First, let's get the lows out of the way. While the SGA boosted communication over the summer and through August, it has seen serious lag as of late. SGA has yet to utilize its "SGA Updates" via email/text feature, and it made a meager three Twitter updates over the past month. September was a noteworthy period for both this campus and SGA, and receiving updates twice a week from the elected officials of a campus of 27,500-plus students is not an unreasonable expectation.

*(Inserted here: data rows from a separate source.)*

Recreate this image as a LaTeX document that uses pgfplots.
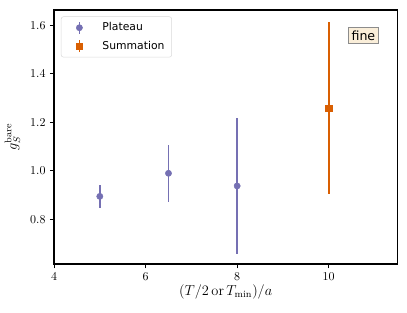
\documentclass[border=0pt]{standalone}
\usepackage{fontspec}
\usepackage{pgfplots}
\pgfplotsset{compat=1.18}
\newfontfamily\dejavu{DejaVu Sans}
\definecolor{cpur}{HTML}{7570B3}
\definecolor{corg}{HTML}{D95F02}
\definecolor{wheat}{HTML}{F5DEB3}
\pgfplotsset{
  errleg/.style={legend image code/.code={
    \path (0pt,0pt) (28pt,0pt);
    \draw[##1,line width=1.4pt,solid] (11pt,-5pt)--(11pt,5pt);
    \draw[##1,only marks] plot coordinates {(11pt,0pt)};}}
}
\begin{document}
\begin{tikzpicture}
\begin{axis}[
  name=ax,
  scale only axis,
  width=286pt, height=212pt,
  xmin=4, xmax=11.5, ymin=0.616, ymax=1.664,
  xtick={4,6,8,10}, ytick={0.8,1.0,1.2,1.4,1.6},
  yticklabel style={/pgf/number format/fixed,/pgf/number format/fixed zerofill,/pgf/number format/precision=1},
  tick align=outside, tick pos=left,
  major tick length=3.5pt,
  tick style={black, line width=0.8pt},
  axis line style={line width=1.5pt},
  xlabel={\fontsize{12}{14}\selectfont $(T/2\,\mathrm{or}\,T_{\mathrm{min}})/a$},
  ylabel={\fontsize{12}{14}\selectfont $g_S^{\mathrm{bare}}$},
  xlabel style={yshift=3pt},
  ylabel style={yshift=1.5pt},
  legend style={at={(0.02,0.973)}, anchor=north west, draw=black!15, rounded corners=2pt,
    font=\dejavu\fontsize{9}{10}\selectfont, row sep=3pt, inner xsep=4pt, inner ysep=3pt},
  legend cell align=left,
]
\addplot[cpur, only marks, mark=*, mark size=2.6pt, errleg,
  error bars/.cd, y dir=both, y explicit, error bar style={line width=1.4pt, color=cpur}, error mark=none]
  coordinates {(5,0.895) +- (0,0.047) (6.5,0.99) +- (0,0.118) (8,0.938) +- (0,0.279)};
\addlegendentry{Plateau}
\addplot[corg, only marks, mark=square*, mark size=2.6pt, errleg,
  error bars/.cd, y dir=both, y explicit, error bar style={line width=1.4pt, color=corg}, error mark=none]
  coordinates {(10,1.258) +- (0,0.353)};
\addlegendentry{Summation}
\node[draw=black!45, fill=wheat!50, inner sep=2.5pt, font=\dejavu\fontsize{10.5}{12}\selectfont]
  at (rel axis cs:0.901,0.899) {fine};
\end{axis}
\path (ax.south west) ++(-45pt,-40pt);
\path (ax.north east) ++(8pt,8pt);
\end{tikzpicture}
\end{document}
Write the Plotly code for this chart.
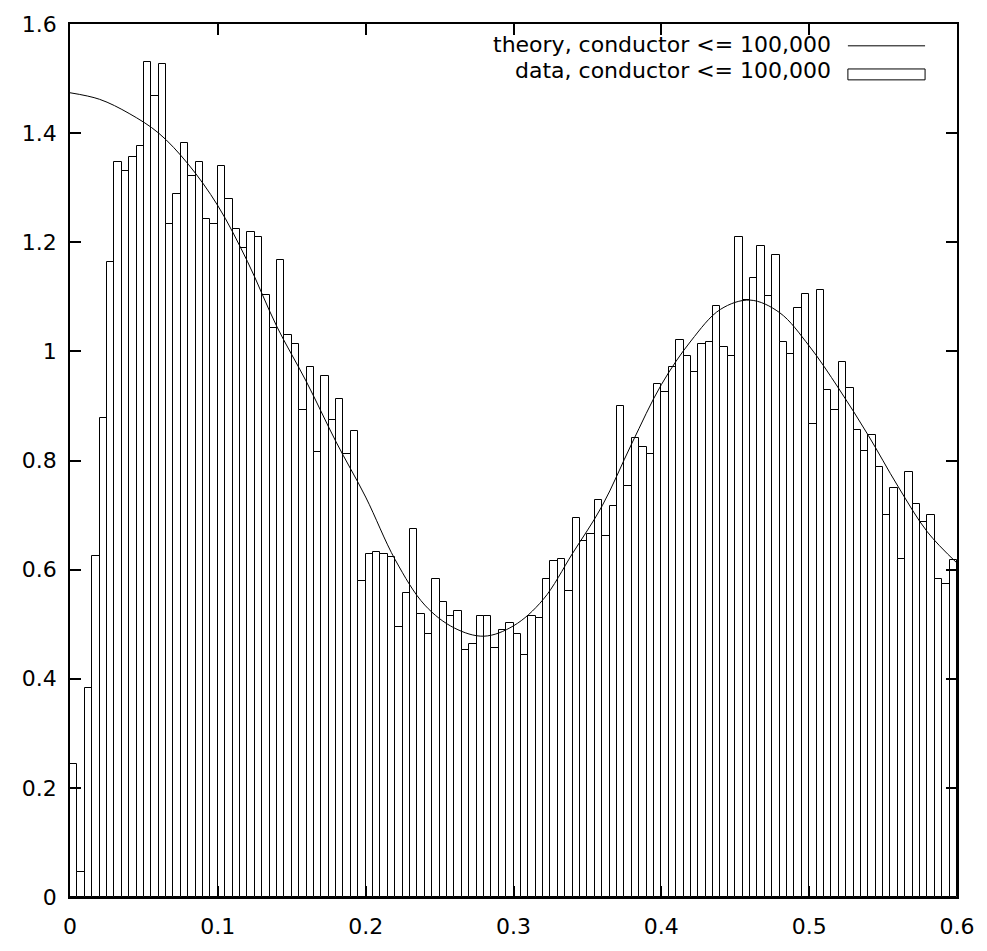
import plotly.graph_objects as go

# Histogram of normalised spacings, bins of width 0.005 on [0, 0.6]
bin_width = 0.005
bin_left = [round(i * bin_width, 3) for i in range(120)]
data_density = [
    0.243, 0.045, 0.383, 0.625, 0.877, 1.163, 1.347, 1.331, 1.357, 1.377,
    1.531, 1.468, 1.527, 1.234, 1.289, 1.381, 1.322, 1.347, 1.243, 1.234,
    1.339, 1.280, 1.225, 1.189, 1.218, 1.209, 1.104, 1.042, 1.167, 1.030,
    1.013, 0.892, 0.971, 0.816, 0.955, 0.875, 0.913, 0.812, 0.854, 0.580,
    0.628, 0.632, 0.628, 0.624, 0.494, 0.557, 0.674, 0.519, 0.482, 0.582,
    0.540, 0.515, 0.524, 0.452, 0.464, 0.515, 0.515, 0.456, 0.490, 0.503,
    0.482, 0.444, 0.515, 0.511, 0.582, 0.615, 0.619, 0.561, 0.695, 0.653,
    0.665, 0.728, 0.661, 0.716, 0.900, 0.753, 0.841, 0.825, 0.812, 0.941,
    0.925, 0.971, 1.021, 0.991, 0.962, 1.013, 1.017, 1.084, 1.008, 0.992,
    1.209, 1.095, 1.134, 1.193, 1.101, 1.176, 1.017, 0.996, 1.080, 1.105,
    0.867, 1.113, 0.929, 0.892, 0.980, 0.932, 0.856, 0.818, 0.846, 0.788,
    0.701, 0.750, 0.620, 0.779, 0.721, 0.687, 0.701, 0.583, 0.574, 0.617,
]

# Theoretical density sampled along the curve
theory_x = [0.00, 0.02, 0.04, 0.06, 0.08, 0.10, 0.12, 0.14, 0.16, 0.18,
            0.20, 0.22, 0.24, 0.26, 0.28, 0.30, 0.32, 0.34, 0.36, 0.38,
            0.40, 0.42, 0.44, 0.46, 0.48, 0.50, 0.52, 0.54, 0.56, 0.58, 0.60]
theory_y = [1.474, 1.462, 1.436, 1.400, 1.343, 1.267, 1.165, 1.045, 0.944, 0.834,
            0.733, 0.618, 0.535, 0.493, 0.478, 0.497, 0.545, 0.630, 0.717, 0.831,
            0.939, 1.019, 1.077, 1.094, 1.071, 1.010, 0.932, 0.846, 0.753, 0.669, 0.612]

x_ticks = [0, 0.1, 0.2, 0.3, 0.4, 0.5, 0.6]
x_tick_text = ["0", "0.1", "0.2", "0.3", "0.4", "0.5", "0.6"]
y_ticks = [0, 0.2, 0.4, 0.6, 0.8, 1.0, 1.2, 1.4, 1.6]
y_tick_text = ["0", "0.2", "0.4", "0.6", "0.8", "1", "1.2", "1.4", "1.6"]

legend_theory = "theory, conductor <= 100,000"
legend_data = "data, conductor <= 100,000"

FONT = "DejaVu Sans, Liberation Sans, Arial, sans-serif"
FONT_SIZE = 22

fig = go.Figure()

fig.add_trace(go.Bar(
    x=bin_left, y=data_density, width=bin_width, offset=0,
    marker=dict(color="white", line=dict(color="black", width=1)),
    showlegend=False,
))

fig.add_trace(go.Scatter(
    x=theory_x, y=theory_y, mode="lines",
    line=dict(color="black", width=1, shape="spline", smoothing=1.0),
    showlegend=False,
))

# Key in the upper right: right-justified labels with samples after them
fig.add_annotation(xref="paper", yref="paper", x=0.860, y=0.977,
                   text=legend_theory, showarrow=False, xanchor="right",
                   yanchor="middle", font=dict(family=FONT, size=FONT_SIZE, color="black"))
fig.add_annotation(xref="paper", yref="paper", x=0.860, y=0.947,
                   text=legend_data, showarrow=False, xanchor="right",
                   yanchor="middle", font=dict(family=FONT, size=FONT_SIZE, color="black"))
fig.add_shape(type="line", xref="paper", yref="paper",
              x0=0.877, x1=0.964, y0=0.975, y1=0.975,
              line=dict(color="black", width=1))
fig.add_shape(type="rect", xref="paper", yref="paper",
              x0=0.877, x1=0.964, y0=0.936, y1=0.9485,
              line=dict(color="black", width=1), fillcolor="white")

axis_common = dict(
    showline=True, linecolor="black", linewidth=1.5, mirror="ticks",
    ticks="inside", ticklen=11, tickwidth=1.5, tickcolor="black",
    showgrid=False, zeroline=False,
    tickfont=dict(family=FONT, size=FONT_SIZE, color="black"),
)

fig.update_xaxes(range=[0, 0.6], tickvals=x_ticks, ticktext=x_tick_text,
                 ticklabelstandoff=9, **axis_common)
fig.update_yaxes(range=[0, 1.6], tickvals=y_ticks, ticktext=y_tick_text,
                 ticklabelstandoff=7, **axis_common)

fig.update_layout(
    width=987, height=951,
    margin=dict(l=70, r=29, t=16, b=45, pad=0),
    paper_bgcolor="white", plot_bgcolor="white",
    bargap=0, showlegend=False,
)

fig.write_html("out.html")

Second, UT has seen a handful of (nationally-recognized) eruptions over the past few weeks, and, during that time, SGA has more or less sat idly as a passive fixture on a campus otherwise engulfed in upsurge and controversy. The SGA Senate and, to a lesser extent, the SGA executive boardroom, are places where dramatic changes like this should be vetted. Student opinion should be discussed, student sentiment should be surveyed, and options for SGA's contribution in addressing the situation should be communicated with campus and community.
The best SGAs are those that see it as their job to bring about positive change on campus. Sometimes, that requires going to the problem rather than letting it come to you. As SGA officials become more comfortable in their roles, I hope and expect that we will see SGA as a more active force on campus.
Now that we've got those out of the way, let's take a look at some of the great stuff SGA has been up to. First, SGA Student Services has played a role in voter registration drives on campus and plans to co-host a debate between the College Republicans, College Democrats, and Libertarians on the evening of Oct. 18.
With an eye toward academic welfare, SGA is working with UT Advocacy to determine whether or not the current plus/minus grading system is harming UT students with regard to HOPE eligibility. Considering the fact that other Tennessee schools don't utilize the plus/minus system, and yet are still held to the same GPA requirement, it seems likely that the current system is detrimental to prospects of UT students in keeping their HOPE scholarships.
In addition to selecting the new Freshmen Council through a robust and thorough application and interview process, SGA has been taking steps to see that the SGA website, TN101 included, is totally revitalized. Both the past and current sites have been of little use to students and were rarely, if ever, updated with pertinent content. While we've yet to see much change, the current administration plans to unveil the new website, which will likely be a great resource for students, in the coming weeks. SGA is also in preliminary discussion concerning campus non-smoking policies as well as an athletic ticket function for the UT smartphone app.
Finally, SGA is exploring a survey function with which it could gauge student opinion. The idea would be to poll student opinion on certain issues or topics, the results of which could be utilized as foundations for policy decisions. Though we likely won't see something like this until next semester, it's a fantastic idea and could be a dynamic tool in serving student needs and meeting shifting problems.
When you're elected in April, big changes don't come by fall break. SGA looks much more serious than it has at this point in the past, though it still needs to make some serious improvements as it comes into its own.